A classic way to mark Halloween is to lose oneself in horror literature, and The Legend of Sleepy Hollow stands as a concise tale of fear and romance housed in a broader collection of essays and short stories. Set in the late 18th century, around a Dutch settlement named Tarry Town in New York, the story unfolds in a secluded, moonlit valley known for its haunting ambience that seeps into the minds of both locals and visitors. The most infamous figure there is the Headless Horseman, a ghostly rider said to be the spirit of a Hessian soldier felled by a cannonball during a shadowed, unnamed battle of the American War of Independence.
Most readers instinctively picture Johnny Depp or Tim Burton’s cinematic rendition when they hear Sleepy Hollow, yet a printed edition offers nuances no screen can capture. A compact volume, not exceeding sixty pages, presents a reading experience that travels beyond the film’s imagery. Illustrated by Idoia Iribertegui and translated for the BdL Nordic edition, this book invites readers to notice subtler textures in the prose that images simply cannot convey.
Humor, critique, and irony reside beside the overt eerie mood. The tale sketches a puritanical town where deception, jealousy, and selfishness lurk beneath polite surfaces. A wandering schoolmaster arrives, lodging with relatives of a local student due to a modest stipend, and soon becomes entangled with the daughter of the wealthiest farmer. The suitor’s pride and hunger for social ascent add tension to the plot, revealing how ambition can warp even everyday encounters in a tightly knit community.
Washington Irving’s Sleepy Hollow moves with a careful rhythm through the landscape—the gentle, simple scenery acting as a counterpoint to supernatural whispers. The valley’s natural beauty forms a backdrop that underlines the human flaws at work: longing, vanity, and the habit of placing trust in legends when reality seems dull or disappointing. The setting itself seems to breathe, reminding readers that places can be as persuasive as any tale of the supernatural.
In this narrative, the land becomes almost a character: a canvas where the seen and the unseen collide. The story’s magical atmosphere serves as a lens on everyday life, challenging characters to confront their own impulses, and inviting readers to consider what fear looks like when it takes human form in rumor, gossip, and imagined danger. The cautionary undertone reflects a wider tradition of European legends and folklore, repurposed to critique local morals and social expectations.
The text also offers a meditation on the pursuit of happiness and the cost of chasing status. Ichabod Crane, the town’s lanky, opinionated suitor, is portrayed with flaws that make him both human and fallible. His appetite for comfort and recognition, paired with a touch of vanity, makes him vulnerable when faced with a rival who embodies wealth and influence. The interplay of character and setting creates a narrative tension that carries through to the story’s haunting conclusion, leaving readers with questions about gullibility, pride, and the reliability of what a person chooses to believe.
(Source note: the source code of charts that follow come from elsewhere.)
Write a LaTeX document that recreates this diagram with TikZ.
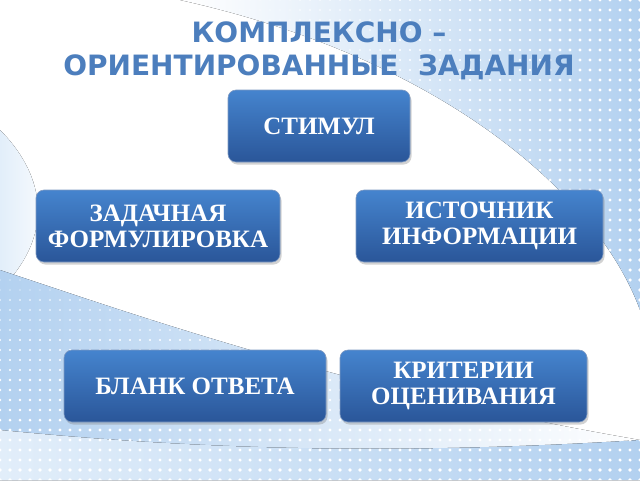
\documentclass[tikz,border=0pt]{standalone}
\usepackage{fontspec}
\setmainfont{Liberation Serif}
\newfontfamily\titlefont{DejaVu Sans}
\usetikzlibrary{shadows,positioning}
\definecolor{titleblue}{HTML}{4C7EBD}
\definecolor{boxtop}{HTML}{4584CE}
\definecolor{boxbot}{HTML}{2A5699}
\definecolor{skyblue}{HTML}{B3D1F0}
\definecolor{paleblue}{HTML}{E2EEFA}
\tikzset{
  block/.style={draw=boxbot!60!white, line width=0.6pt, rounded corners=8pt,
    top color=boxtop, bottom color=boxbot, text=white, align=center,
    font=\bfseries\fontsize{25}{26}\selectfont, inner sep=0pt,
    drop shadow={opacity=0.35, shadow xshift=1.5pt, shadow yshift=-2.5pt}},
  swoosh/.style={left color=white, right color=skyblue, draw=none},
  dot/.style={fill=white, draw=none}
}

\begin{document}
\begin{tikzpicture}[x=1pt,y=-1pt]
  \useasboundingbox (0,0) rectangle (640,480);
  \fill[white] (0,0) rectangle (640,480);

  % background swooshes
  \fill[swoosh] (180,0) -- (640,0) -- (640,310)
    .. controls (600,200) and (450,60) .. (180,0) -- cycle;
  \fill[left color=paleblue, right color=white] (0,130)
    .. controls (40,170) and (60,230) .. (0,290) -- cycle;
  \fill[left color=skyblue, right color=white] (0,270)
    .. controls (150,320) and (350,390) .. (640,440) -- (640,480) -- (0,480) -- cycle;
  \fill[left color=paleblue, right color=skyblue] (0,430)
    .. controls (200,450) and (400,455) .. (640,440) -- (640,480) -- (0,480) -- cycle;

  % halftone dots
  \begin{scope}
    \clip (180,0) -- (640,0) -- (640,310)
      .. controls (600,200) and (450,60) .. (180,0) -- cycle;
    \foreach \i in {0,...,46} {
      \foreach \j in {0,...,31} {
        \fill[dot] (180+\i*10,\j*10) circle ({0.4+\i*0.03});
      }
    }
  \end{scope}
  \begin{scope}
    \clip (0,270) .. controls (150,320) and (350,390) .. (640,440)
      -- (640,480) -- (0,480) -- cycle;
    \foreach \i in {0,...,64} {
      \foreach \j in {27,...,48} {
        \fill[dot] (\i*10,\j*10) circle ({0.6+(\j-27)*0.06});
      }
    }
  \end{scope}

  % title
  \node[font=\titlefont\bfseries\fontsize{28}{33}\selectfont, text=titleblue, align=center]
    (title) at (319,51) {КОМПЛЕКСНО –\\ОРИЕНТИРОВАННЫЕ~~ЗАДАНИЯ};

  % boxes
  \node[block, minimum width=182pt, minimum height=72pt] (stimul) at (319,126) {СТИМУЛ};
  \node[block, minimum width=244pt, minimum height=72pt] (zadacha) at (158,226) {ЗАДАЧНАЯ\\ФОРМУЛИРОВКА};
  \node[block, minimum width=247pt, minimum height=72pt] (istochnik) at (479.5,226) {ИСТОЧНИК\\ИНФОРМАЦИИ};
  \node[block, minimum width=262pt, minimum height=72pt] (blank) at (195,386) {БЛАНК ОТВЕТА};
  \node[block, minimum width=247pt, minimum height=72pt] (kriterii) at (463.5,386) {КРИТЕРИИ\\ОЦЕНИВАНИЯ};
\end{tikzpicture}
\end{document}
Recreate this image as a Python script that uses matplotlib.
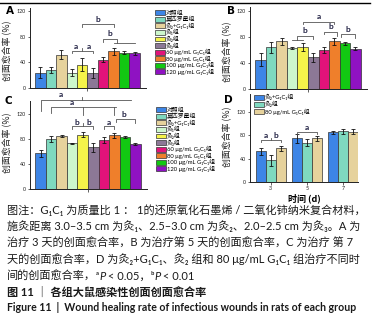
import matplotlib
matplotlib.use("Agg")
import matplotlib.pyplot as plt
from matplotlib.patches import Patch
from matplotlib.lines import Line2D
import numpy as np

W, H, DPI = 386, 319, 100
FAM = ["Lato", "Noto Sans CJK SC", "DejaVu Sans"]
CJK = ["Noto Sans CJK SC", "DejaVu Sans"]
plt.rcParams["font.family"] = FAM

# ---------------- data ----------------
groups = ["对照组", "莫匹罗星组", "灸₂+G₁C₁组", "灸₁组", "灸₂组", "灸₃组",
          "60 μg/mL G₁C₁组", "80 μg/mL G₁C₁组", "100 μg/mL G₁C₁组", "120 μg/mL G₁C₁组"]
colors = ["#3d85e6", "#7fd9bf", "#e6d29c", "#cdf7cc", "#f5f34a",
          "#8c7896", "#e2137a", "#ef7f2b", "#12c812", "#8f12c2"]
day3 = [24, 28, 52, 24, 36, 23, 44, 57, 55, 54]
day3_err = [8, 5, 7, 6, 10, 8, 4, 5, 2, 2]
day5 = [45, 64, 73, 63, 65, 49, 60, 73, 70, 62]
day5_err = [10, 8, 6, 2, 6, 7, 4, 5, 2, 2]
day7 = [57, 80, 85, 73, 87, 67, 78, 86, 83, 72]
day7_err = [6, 4, 2, 1, 4, 7, 5, 4, 2, 2]

d_groups = ["灸₂+G₁C₁组", "灸₂组", "80 μg/mL G₁C₁组"]
d_colors = ["#3d85e6", "#7fd9bf", "#e6d29c"]
d_days = ["3", "5", "7"]
d_vals = [[53, 75, 85], [37, 67, 87], [58, 75, 86]]
d_err = [[6, 8, 2], [10, 6, 4], [4, 4, 4]]

yticks = [0, 40, 80, 120]
ylabel = "创面愈合率 (%)"

caption = [
    "图注：G₁C₁ 为质量比 1 ： 1的还原氧化石墨烯 / 二氧化铈纳米复合材料，",
    "施灸距离 3.0–3.5 cm 为灸₁、2.5–3.0 cm 为灸₂、2.0–2.5 cm 为灸₃。A 为",
    "治疗 3 天的创面愈合率，B 为治疗第 5 天的创面愈合率，C 为治疗 第 7",
    "天的创面愈合率，D 为灸₂+G₁C₁、灸₂ 组和 80 μg/mL G₁C₁ 组治疗不同时",
]
caption_last = [("间的创面愈合率，", {}), ("ᵃ", {}), ("P", {"style": "italic"}),
                (" < 0.05，", {}), ("ᵇ", {}), ("P", {"style": "italic"}), (" < 0.01", {})]
title_cn = "图 11 ｜ 各组大鼠感染性创面创面愈合率"
title_en = "Figure 11  |  Wound healing rate of infectious wounds in rats of each group"

# ---------------- figure ----------------
fig = plt.figure(figsize=(W / DPI, H / DPI), dpi=DPI)
fig.patch.set_facecolor("white")


def px_axes(left, top, right, bottom):
    return fig.add_axes([left / W, 1 - bottom / H, (right - left) / W, (bottom - top) / H])


def style_axes(ax, ymax):
    for s in ["top", "right"]:
        ax.spines[s].set_visible(False)
    for s in ["left", "bottom"]:
        ax.spines[s].set_linewidth(0.7)
        ax.spines[s].set_color("#222222")
    ax.set_ylim(0, ymax)
    ax.set_yticks(yticks)
    ax.tick_params(axis="both", labelsize=3.8, length=1.8, width=0.5, pad=1, colors="#222222")
    ax.set_ylabel(ylabel, fontsize=6.4, family=CJK, labelpad=1, color="#222222")


LINE_C = "#555555"
TXT_C = "#222244"


def bracket(ax, x1, x2, y, h1, h2=None, label=None, lx=None, ly=None):
    if h2 is None:
        h2 = h1
    ax.plot([x1, x1, x2, x2], [y - h1, y, y, y - h2], color=LINE_C, lw=0.6, clip_on=False)
    if label:
        ax.text((x1 + x2) / 2 if lx is None else lx, y + 1.5 if ly is None else ly, label,
                ha="center", va="bottom", fontsize=6, fontweight="bold", color=TXT_C)


def seg(ax, xs, ys):
    ax.plot(xs, ys, color=LINE_C, lw=0.6, clip_on=False)


def lab(ax, x, y, s):
    ax.text(x, y, s, ha="center", va="bottom", fontsize=6, fontweight="bold", color=TXT_C)


def bar_panel(ax, vals, errs, ymax):
    x = np.arange(len(vals))
    ax.bar(x, vals, width=1.0, color=colors, edgecolor="#333333", linewidth=0.5,
           yerr=errs, error_kw=dict(ecolor="#111111", elinewidth=0.6, capsize=1.3, capthick=0.6))
    style_axes(ax, ymax)
    ax.set_xlim(-1.0, 10.1)
    ax.set_xticks([4.5])
    ax.set_xticklabels([""])


# Panel A
axA = px_axes(30, 7.7, 146, 88)
bar_panel(axA, day3, day3_err, 125)
axA.yaxis.set_label_coords(-18 / 116, (88 - 51) / 80.3)
bracket(axA, 4, 7, 99, 4, label="b", ly=101)
seg(axA, [6, 6, 7.3, 7.3], [72, 77, 77, 70])
seg(axA, [7.0, 9.0], [70, 70])
lab(axA, 6.65, 79, "b")
seg(axA, [3, 3, 5, 5], [54, 58, 58, 54])
seg(axA, [4, 4], [58, 62])
lab(axA, 3.4, 59, "a")
lab(axA, 4.6, 59, "a")

# Panel B
axB = px_axes(250, 7, 367, 89)
bar_panel(axB, day5, day5_err, 126)
axB.yaxis.set_label_coords(-18 / 117, (89 - 52) / 82)
bracket(axB, 4, 7, 103.5, 4, label="a", ly=106)
seg(axB, [3, 4], [76, 76])
seg(axB, [3.5, 3.5, 5, 5], [76, 82, 82, 77])
lab(axB, 4.25, 84, "b")
bracket(axB, 6, 7.3, 88, 4, 6, label="b", ly=90)
bracket(axB, 7.6, 9, 84, 4, 6, label="b", ly=86)

# Panel C
axC = px_axes(30, 101.5, 147, 189)
bar_panel(axC, day7, day7_err, 140)
axC.yaxis.set_label_coords(-18 / 117, (189 - 143) / 87.5)
seg(axC, [0, 0, 8.6], [124, 143, 143])
seg(axC, [3.9, 3.9], [143, 147])
lab(axC, 1.9, 146, "a")
seg(axC, [1, 1, 7.2], [122, 131, 131])
seg(axC, [4, 4], [131, 118])
seg(axC, [7, 7], [131, 118])
lab(axC, 3.0, 133, "a")
seg(axC, [3, 3, 5, 5], [96, 100, 100, 96])
seg(axC, [4, 4], [100, 106])
lab(axC, 3.4, 101, "b")
lab(axC, 4.6, 101, "b")
bracket(axC, 6, 7, 100, 4, label="a", ly=101)
bracket(axC, 7.2, 9, 112, 5, 6, label="b", lx=7.9, ly=114)

# Panel D
axD = px_axes(250, 94.5, 358, 182)
xd = np.arange(len(d_days))
bw = 0.275
for i, (vals, errs) in enumerate(zip(d_vals, d_err)):
    axD.bar(xd + (i - 1) * bw, vals, width=bw, color=d_colors[i], edgecolor="#333333",
            linewidth=0.5, yerr=errs, label=d_groups[i],
            error_kw=dict(ecolor="#111111", elinewidth=0.6, capsize=1.3, capthick=0.6))
style_axes(axD, 150)
axD.set_xlim(-0.57, 2.41)
axD.set_xticks(xd)
axD.set_xticklabels(d_days)
axD.yaxis.set_label_coords(-18 / 108, (182 - 137) / 87.5)
axD.set_xlabel("时间 (d)", fontsize=6.5, fontweight="bold", family=CJK, labelpad=2)
seg(axD, [-bw, -bw, bw, bw], [68, 72, 72, 68])
seg(axD, [0, 0], [72, 76])
lab(axD, -0.14, 73, "a")
lab(axD, 0.15, 73, "b")
bracket(axD, 1 - bw, 1 + bw, 86, 4, label="a", ly=87)
axD.legend(loc="upper left", bbox_to_anchor=(254 / W, 1 - 94 / H), bbox_transform=fig.transFigure,
           frameon=False, prop=dict(family=FAM, size=4.2), handlelength=1.75, handleheight=0.9,
           handletextpad=0.15, labelspacing=0.15, borderpad=0, borderaxespad=0)

# legends for A and C
handles = [Patch(facecolor=c, edgecolor="#333333", linewidth=0.5) for c in colors]
for ax, (lx, ly) in [(axA, (155, 10)), (axC, (156, 107))]:
    ax.legend(handles, groups, loc="upper left", bbox_to_anchor=(lx / W, 1 - ly / H),
              bbox_transform=fig.transFigure, frameon=False, prop=dict(family=FAM, size=4.2),
              handlelength=1.75, handleheight=0.9, handletextpad=0.15, labelspacing=0.05,
              borderpad=0, borderaxespad=0)

# panel letters
for s, (x, y) in {"A": (10, 11), "B": (231, 11), "C": (8, 101), "D": (228, 100)}.items():
    fig.text(x / W, 1 - y / H, s, fontsize=7.5, fontweight="bold", ha="center", va="center",
             family=["DejaVu Sans"])

# top rule
fig.add_artist(Line2D([0, 370 / W], [1 - 3.3 / H] * 2, transform=fig.transFigure,
                      color="black", lw=1.0))

# caption
CAP_FS = 8
y0 = 214
for i, line in enumerate(caption):
    fig.text(7 / W, 1 - (y0 + i * 16.4) / H, line, fontsize=CAP_FS, ha="left",
             va="baseline", color="#1a1a1a")

renderer = fig.canvas.get_renderer()
x = 7
yb = y0 + 4 * 16.4
for text, kw in caption_last:
    t = fig.text(x / W, 1 - yb / H, text, fontsize=CAP_FS, ha="left", va="baseline",
                 color="#1a1a1a", **kw)
    x += t.get_window_extent(renderer).width

fig.text(7 / W, 1 - 296 / H, title_cn, fontsize=CAP_FS, fontweight="bold", ha="left",
         va="baseline", color="#1a1a1a")
fig.text(7 / W, 1 - 311 / H, title_en, fontsize=7.6, fontweight="bold", ha="left",
         va="baseline", color="#1a1a1a")

fig.savefig("out.png", dpi=DPI, facecolor="white")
The nature described within Sleepy Hollow remains the grand framework of the tale, presenting landscapes that quietly clash with the community’s superstitions. The interplay of light and shadow, season, and field paths underscores a timeless truth: simple things can be destabilized by fear and rumor. This tension between ordinary life and extraordinary fear continues to resonate, reminding readers that human flaws often amplify what is initially small into something unforgettable.
The ending of the story offers three moral reflections that illuminate the mystery surrounding the professor and the Headless Horseman while nodding to the structures found in classic European legends. The work endures as a recommended read for Halloween: it combines gentle humor with atmospheric description, sharp social observation, and an invitation to reread or explore timeless tales of mystery. The value of revisiting this story lies not only in its suspense but in its capacity to reveal more with each encounter, and it stands as a meaningful way to celebrate the season through literature rather than film alone.